Just a moment before, I’d been thinking of Charley as kind of a cad, and sweet Lakin, whom I imagined looking like a Texas version of Nicole Kidman, as a victim of her own charms. But suddenly the tables turned. Surely Charley, with all his talk of ecosystems and sexual unions, couldn’t be such a dope about simple biology.

I watched him shoveling in his rice. I’d never seen anyone eat faster with chopsticks.

Maybe he could be such a dope.

“Do you think it’s possible that you were the only one who was careful, Charley?” I asked.

“I considered that,” he went on. “But Lakin was very sure, and she told me right up front, she didn’t want children right away.”

“And naturally you thought she was on the level. . . .”

“I had no reason not to.”

“Maybe you were the first man who’d treated her like a real person, and she didn’t want to let you go. Maybe she started out feeling one way, and things changed. Maybe that’s why she waited four months to tell you she was . . . I mean, Charley, it doesn’t take a reasonably intelligent person four months to figure out that she’s pregnant.”

“She wanted to be certain.”

“She wanted to be abortionproof,” I said flatly, simultaneously hearing myself, my jaded-bitch self, as I must have sounded to him. “She wanted you two to get married, I think.”

“Well, that wasn’t possible.”

“Right.”

“Nothing had changed. I mean, we had a friendship that was fun, but it wasn’t intended to be a partnership. I didn’t want that with Lakin. We didn’t have . . .”

“What? Shared values?”

“No, we did have shared values. We still do.”

“Well?”

“Well, we didn’t have the makings of the lifelong conversation, and . . . well, this sounds ridiculous, but she didn’t want kids. And I do. More than one. So I knew that we could enjoy each other for a while. . . .”

“But she had a kid, Charley. Your kid.”

“She didn’t want to. She didn’t plan to—”

“So far as you know.”

“So far as I know. She’s a good mother, but that’s not the same thing as wanting it, having it be something that’s got to be part of your life no matter what. Which is more like how I feel.”

“Are you in touch with the child?”

“Anne,” said Charley, slowly setting down his chopsticks and pushing up his bandanna to reveal the band of white that neatly framed his gardener’s tan. “I love my daughter. I support my daughter. I visit my daughter. Because I didn’t have a lifelong relationship with her mother, at least of one kind, doesn’t mean I don’t want to have one with my daughter. I might have other children someday. I expect to. And I’ll want to raise them with a woman I love. But she will always be my firstborn.”

“What’s her name?”

“Her name is Claude.”

“Claude.”

“It’s Claude. Because Lakin’s last name is Monet. You might think that sounds like a joke. Actually, I didn’t think it up myself, but I like it now.”

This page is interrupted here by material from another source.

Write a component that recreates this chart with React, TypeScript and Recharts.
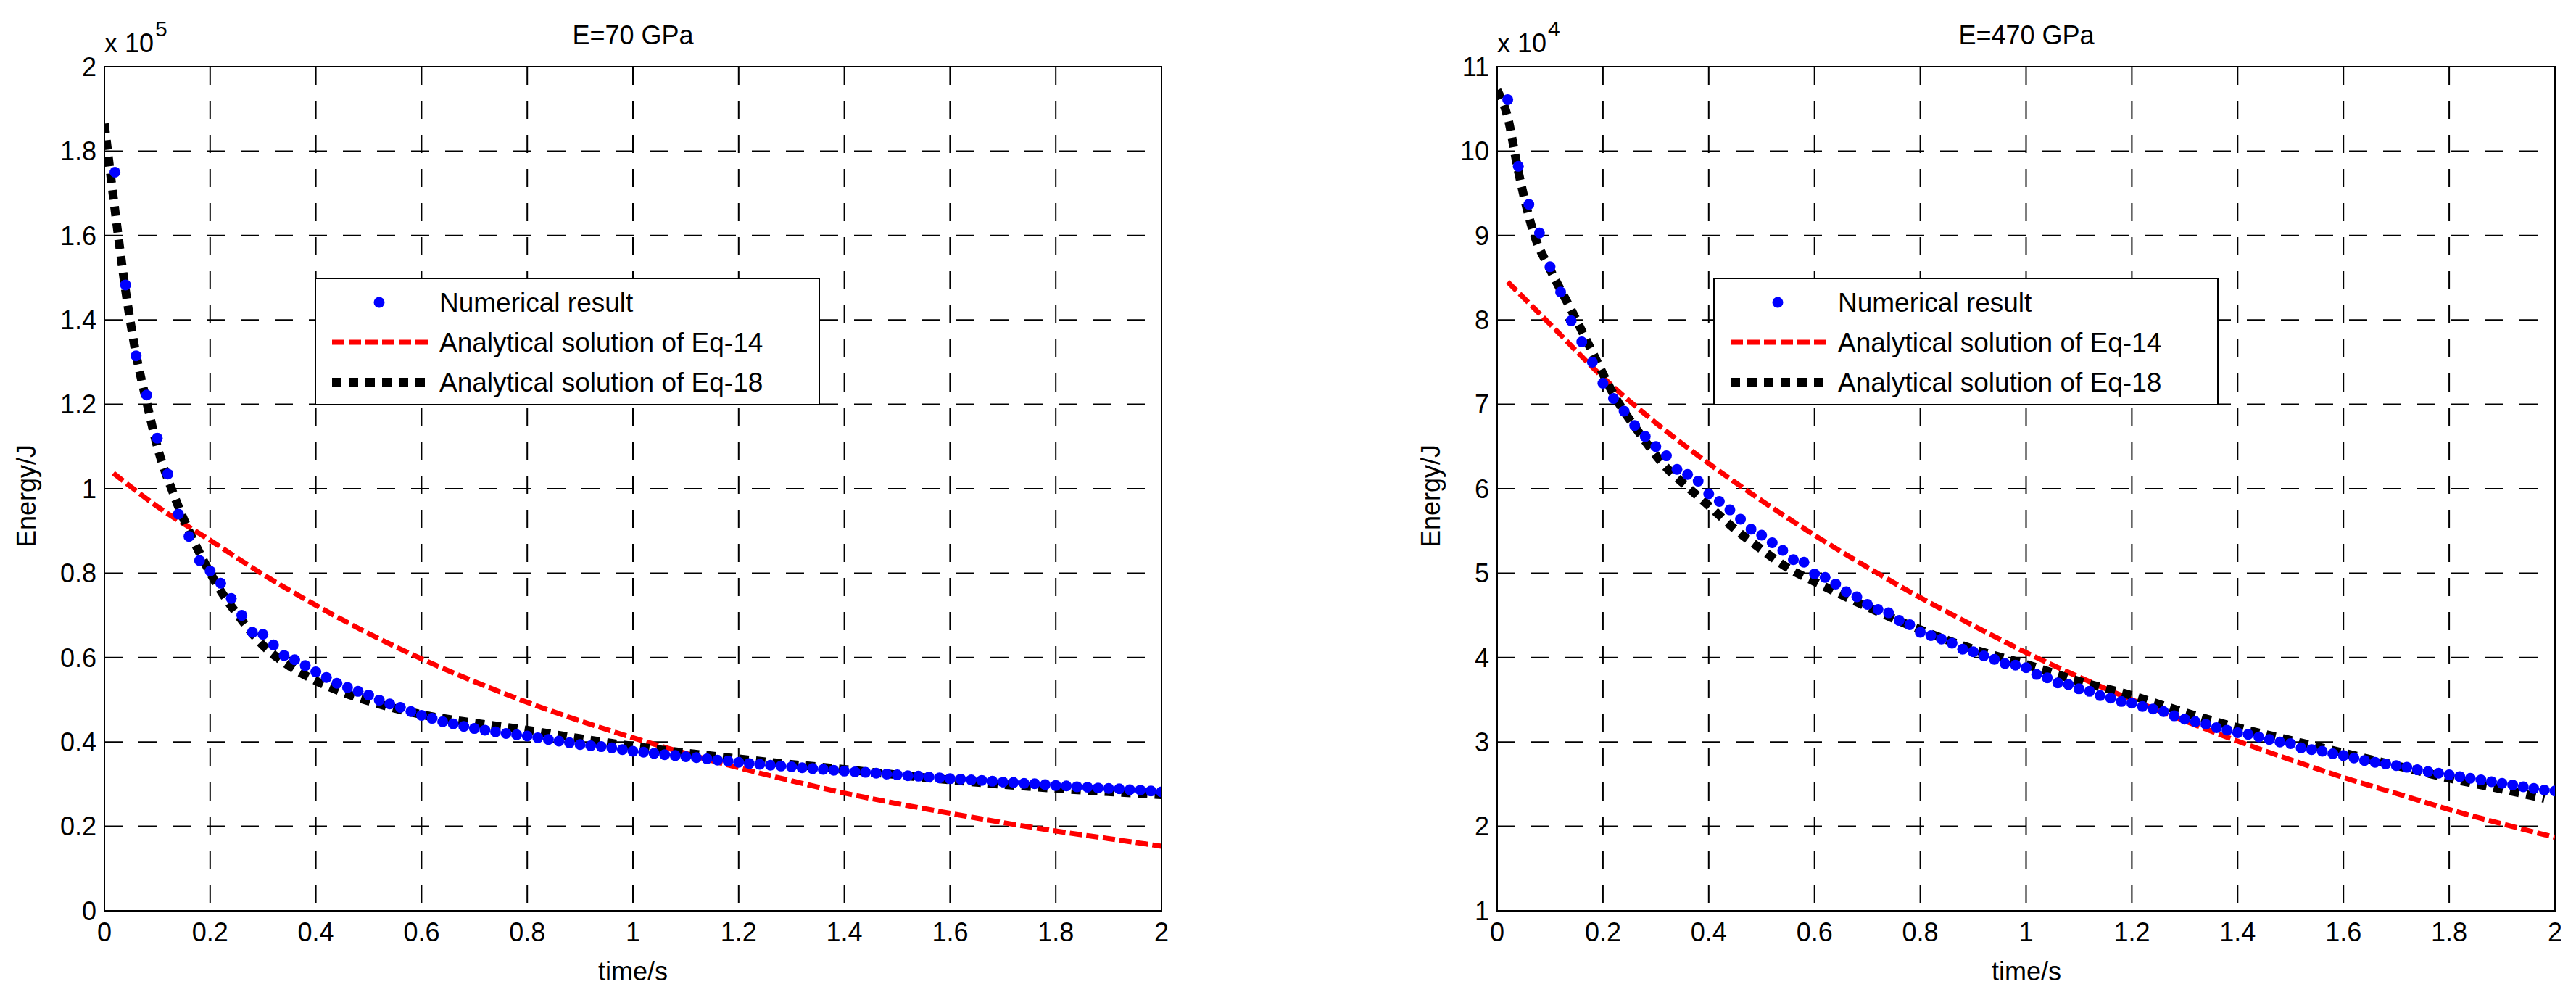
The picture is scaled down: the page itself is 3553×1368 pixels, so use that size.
import React from "react";
import {
  ComposedChart,
  Line,
  Scatter,
  XAxis,
  YAxis,
  CartesianGrid,
  ReferenceArea,
} from "recharts";

const FONT = '"Liberation Sans", Arial, Helvetica, sans-serif';

// time axis of the numerical result (s)
const numTimes = [
  0.02, 0.04, 0.06, 0.08, 0.1, 0.12, 0.14, 0.16, 0.18, 0.2,
  0.22, 0.24, 0.26, 0.28, 0.3, 0.32, 0.34, 0.36, 0.38, 0.4,
  0.42, 0.44, 0.46, 0.48, 0.5, 0.52, 0.54, 0.56, 0.58, 0.6,
  0.62, 0.64, 0.66, 0.68, 0.7, 0.72, 0.74, 0.76, 0.78, 0.8,
  0.82, 0.84, 0.86, 0.88, 0.9, 0.92, 0.94, 0.96, 0.98, 1.0,
  1.02, 1.04, 1.06, 1.08, 1.1, 1.12, 1.14, 1.16, 1.18, 1.2,
  1.22, 1.24, 1.26, 1.28, 1.3, 1.32, 1.34, 1.36, 1.38, 1.4,
  1.42, 1.44, 1.46, 1.48, 1.5, 1.52, 1.54, 1.56, 1.58, 1.6,
  1.62, 1.64, 1.66, 1.68, 1.7, 1.72, 1.74, 1.76, 1.78, 1.8,
  1.82, 1.84, 1.86, 1.88, 1.9, 1.92, 1.94, 1.96, 1.98, 2.0,
];

// E=70 GPa, energy in 1e5 J
const num70 = [
  1.75, 1.483, 1.315, 1.222, 1.12, 1.035, 0.94, 0.887, 0.83, 0.805,
  0.776, 0.74, 0.7, 0.66, 0.655, 0.63, 0.605, 0.595, 0.581, 0.566,
  0.553, 0.539, 0.529, 0.52, 0.511, 0.499, 0.49, 0.482, 0.472, 0.463,
  0.456, 0.448, 0.443, 0.437, 0.432, 0.428, 0.424, 0.42, 0.417, 0.414,
  0.41, 0.406, 0.402, 0.398, 0.394, 0.391, 0.389, 0.386, 0.382, 0.378,
  0.376, 0.373, 0.37, 0.368, 0.365, 0.363, 0.36, 0.357, 0.355, 0.352,
  0.349, 0.347, 0.345, 0.343, 0.341, 0.339, 0.337, 0.335, 0.333, 0.331,
  0.329, 0.328, 0.326, 0.324, 0.322, 0.32, 0.319, 0.317, 0.315, 0.313,
  0.312, 0.31, 0.309, 0.307, 0.305, 0.304, 0.302, 0.301, 0.299, 0.297,
  0.296, 0.294, 0.293, 0.291, 0.29, 0.289, 0.287, 0.286, 0.284, 0.282,
];
const eq14Times70 = [0.017, 0.1, 0.2, 0.3, 0.4, 0.5, 0.6, 0.7, 0.8, 0.9, 1.0, 1.1, 1.2, 1.3, 1.4, 1.5, 1.6, 1.7, 1.8, 1.9, 2.0];
const eq14Values70 = [1.037, 0.958, 0.878, 0.797, 0.724, 0.657, 0.597, 0.543, 0.494, 0.45, 0.41, 0.373, 0.339, 0.308, 0.279, 0.254, 0.231, 0.209, 0.189, 0.171, 0.153];
const eq18Times70 = [0, 0.02, 0.04, 0.06, 0.08, 0.1, 0.13, 0.16, 0.19, 0.22, 0.25, 0.3, 0.35, 0.4, 0.45, 0.5, 0.6, 0.7, 0.8, 0.9, 1.0, 1.2, 1.4, 1.6, 1.8, 2.0];
const eq18Values70 = [1.865, 1.66, 1.47, 1.318, 1.205, 1.1, 0.99, 0.9, 0.824, 0.758, 0.705, 0.629, 0.58, 0.545, 0.518, 0.497, 0.465, 0.445, 0.428, 0.408, 0.39, 0.36, 0.335, 0.31, 0.29, 0.275];

// E=470 GPa, energy in 1e4 J
const num470 = [
  10.61, 9.82, 9.37, 9.03, 8.63, 8.33, 7.99, 7.74, 7.5, 7.25,
  7.07, 6.92, 6.75, 6.62, 6.5, 6.39, 6.23, 6.17, 6.09, 5.94,
  5.85, 5.75, 5.64, 5.52, 5.45, 5.36, 5.27, 5.16, 5.13, 4.99,
  4.95, 4.87, 4.78, 4.72, 4.63, 4.57, 4.53, 4.44, 4.39, 4.3,
  4.26, 4.22, 4.17, 4.1, 4.07, 4.02, 3.98, 3.93, 3.91, 3.88,
  3.8, 3.76, 3.7, 3.68, 3.63, 3.6, 3.55, 3.52, 3.48, 3.46,
  3.42, 3.39, 3.36, 3.31, 3.27, 3.24, 3.21, 3.17, 3.14, 3.11,
  3.09, 3.06, 3.03, 3.0, 2.98, 2.93, 2.91, 2.89, 2.86, 2.84,
  2.81, 2.78, 2.76, 2.74, 2.72, 2.7, 2.67, 2.65, 2.63, 2.61,
  2.59, 2.57, 2.55, 2.53, 2.51, 2.49, 2.47, 2.45, 2.43, 2.42,
];
const eq14Times470 = [0.02, 0.1, 0.2, 0.3, 0.4, 0.5, 0.6, 0.7, 0.8, 0.9, 1.0, 1.1, 1.2, 1.3, 1.4, 1.5, 1.6, 1.7, 1.8, 1.9, 2.0];
const eq14Values470 = [8.45, 7.95, 7.32, 6.78, 6.3, 5.86, 5.45, 5.07, 4.71, 4.38, 4.06, 3.77, 3.5, 3.25, 3.01, 2.79, 2.58, 2.39, 2.2, 2.03, 1.87];
const eq18Times470 = [0, 0.02, 0.04, 0.07, 0.1, 0.14, 0.18, 0.22, 0.27, 0.32, 0.36, 0.4, 0.45, 0.5, 0.55, 0.6, 0.7, 0.8, 0.9, 1.0, 1.1, 1.2, 1.3, 1.4, 1.5, 1.6, 1.7, 1.8, 1.9, 1.98];
const eq18Values470 = [10.72, 10.4, 9.76, 9.01, 8.6, 8.12, 7.62, 7.12, 6.65, 6.25, 6.02, 5.8, 5.52, 5.28, 5.06, 4.9, 4.6, 4.33, 4.1, 3.92, 3.72, 3.55, 3.35, 3.17, 3.02, 2.87, 2.72, 2.57, 2.44, 2.33];

const xTicks = [0, 0.2, 0.4, 0.6, 0.8, 1, 1.2, 1.4, 1.6, 1.8, 2];
const yTicks70 = [0, 0.2, 0.4, 0.6, 0.8, 1, 1.2, 1.4, 1.6, 1.8, 2];
const yTicks470 = [1, 2, 3, 4, 5, 6, 7, 8, 9, 10, 11];

const zip = (ts: number[], vs: number[]) => ts.map((t, i) => ({ t, v: vs[i] }));

const legendItems = ["Numerical result", "Analytical solution of Eq-14", "Analytical solution of Eq-18"];

const RED_DASH = "17 6";
const BLACK_DOT = "13 10";

const dot = (props: any) => <circle cx={props.cx} cy={props.cy} r={7.5} fill="#0000ff" />;

function Panel({ left, width, plotLeft, plotRight, yTicks, numeric, eq14, eq18 }: any) {
  const tickStyle = { fontSize: 36, fill: "#000", fontFamily: FONT };
  return (
    <div style={{ position: "absolute", left, top: 0, width, height: 1368 }}>
      <ComposedChart
        width={width}
        height={1368}
        margin={{ top: 92, right: width - plotRight, bottom: 72, left: plotLeft - 40 }}
      >
        <CartesianGrid
          stroke="#000"
          strokeWidth={2}
          strokeDasharray="25 22"
          horizontalValues={yTicks}
          verticalValues={xTicks}
        />
        <XAxis
          type="number"
          dataKey="t"
          domain={[0, 2]}
          ticks={xTicks}
          allowDataOverflow
          height={40}
          tickLine={false}
          tickSize={0}
          tickMargin={16}
          axisLine={false}
          tick={tickStyle}
        />
        <YAxis
          type="number"
          dataKey="v"
          domain={[yTicks[0], yTicks[yTicks.length - 1]]}
          ticks={yTicks}
          allowDataOverflow
          width={40}
          tickLine={false}
          tickSize={0}
          tickMargin={11}
          axisLine={false}
          tick={tickStyle}
        />
        <Scatter data={numeric} dataKey="v" shape={dot} isAnimationActive={false} />
        <Line
          data={eq14}
          dataKey="v"
          type="monotone"
          stroke="#ff0000"
          strokeWidth={7}
          strokeDasharray={RED_DASH}
          strokeLinecap="butt"
          dot={false}
          activeDot={false}
          isAnimationActive={false}
        />
        <Line
          data={eq18}
          dataKey="v"
          type="monotone"
          stroke="#000"
          strokeWidth={12}
          strokeDasharray={BLACK_DOT}
          strokeLinecap="butt"
          dot={false}
          activeDot={false}
          isAnimationActive={false}
        />
        <ReferenceArea
          x1={0}
          x2={2}
          y1={yTicks[0]}
          y2={yTicks[yTicks.length - 1]}
          fill="none"
          stroke="#000"
          strokeWidth={2}
          ifOverflow="visible"
        />
      </ComposedChart>
    </div>
  );
}

function Legend({ x, y }: { x: number; y: number }) {
  const rows = [33, 88, 143];
  return (
    <g transform={`translate(${x},${y})`}>
      <rect x={0} y={0} width={695} height={174} fill="#fff" stroke="#000" strokeWidth={2} />
      <circle cx={88} cy={rows[0]} r={7.5} fill="#0000ff" />
      <line x1={23} x2={155} y1={rows[1]} y2={rows[1]} stroke="#ff0000" strokeWidth={7} strokeDasharray={RED_DASH} />
      <line x1={23} x2={155} y1={rows[2]} y2={rows[2]} stroke="#000" strokeWidth={12} strokeDasharray={BLACK_DOT} />
      {legendItems.map((s, i) => (
        <text key={s} x={171} y={rows[i] + 13} fontSize={37} fontFamily={FONT} fill="#000">
          {s}
        </text>
      ))}
    </g>
  );
}

function Labels({ cx, plotLeft, yLabelX, title, exp, legendX }: any) {
  return (
    <g fontFamily={FONT} fill="#000">
      <text x={cx} y={61} fontSize={36} textAnchor="middle">{title}</text>
      <text x={plotLeft} y={72} fontSize={36}>x 10</text>
      <text x={plotLeft + 70} y={50} fontSize={30}>{exp}</text>
      <text x={cx} y={1352} fontSize={36} textAnchor="middle">time/s</text>
      <text
        x={0}
        y={0}
        fontSize={36}
        textAnchor="middle"
        transform={`translate(${yLabelX},684) rotate(-90)`}
      >
        Energy/J
      </text>
      <Legend x={legendX} y={384} />
    </g>
  );
}

export default function App() {
  return (
    <div style={{ position: "absolute", left: 0, top: 0, width: 3553, height: 1368, background: "#fff" }}>
      <Panel
        left={0}
        width={1776}
        plotLeft={144}
        plotRight={1602}
        yTicks={yTicks70}
        numeric={zip(numTimes, num70)}
        eq14={zip(eq14Times70, eq14Values70)}
        eq18={zip(eq18Times70, eq18Values70)}
      />
      <Panel
        left={1776}
        width={1777}
        plotLeft={289}
        plotRight={1748}
        yTicks={yTicks470}
        numeric={zip(numTimes, num470)}
        eq14={zip(eq14Times470, eq14Values470)}
        eq18={zip(eq18Times470, eq18Values470)}
      />
      <svg
        width={3553}
        height={1368}
        style={{ position: "absolute", left: 0, top: 0, pointerEvents: "none" }}
      >
        <Labels cx={873} plotLeft={144} yLabelX={49} title="E=70 GPa" exp="5" legendX={435} />
        <Labels cx={2795} plotLeft={2065} yLabelX={1986} title="E=470 GPa" exp="4" legendX={2364} />
      </svg>
    </div>
  );
}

As I got up, he reached out in a kind of courtly, other-century way and guided my elbow. Stuffed and restless, I felt hanging in the air something in need of an apology, and I made a stab at one, which Charley waved away. I found myself wondering what had really gone on between Charley and Lakin, and I didn’t mean their cheerful, dumb-sounding friendship.

What I was thinking about was . . . the obvious.

We didn’t talk during the rest of the ride, and I left for the office as soon as the tire of his truck kissed the curb in front of my house. The rest of the day turned out to be a real pen-chewer, in which nothing got done.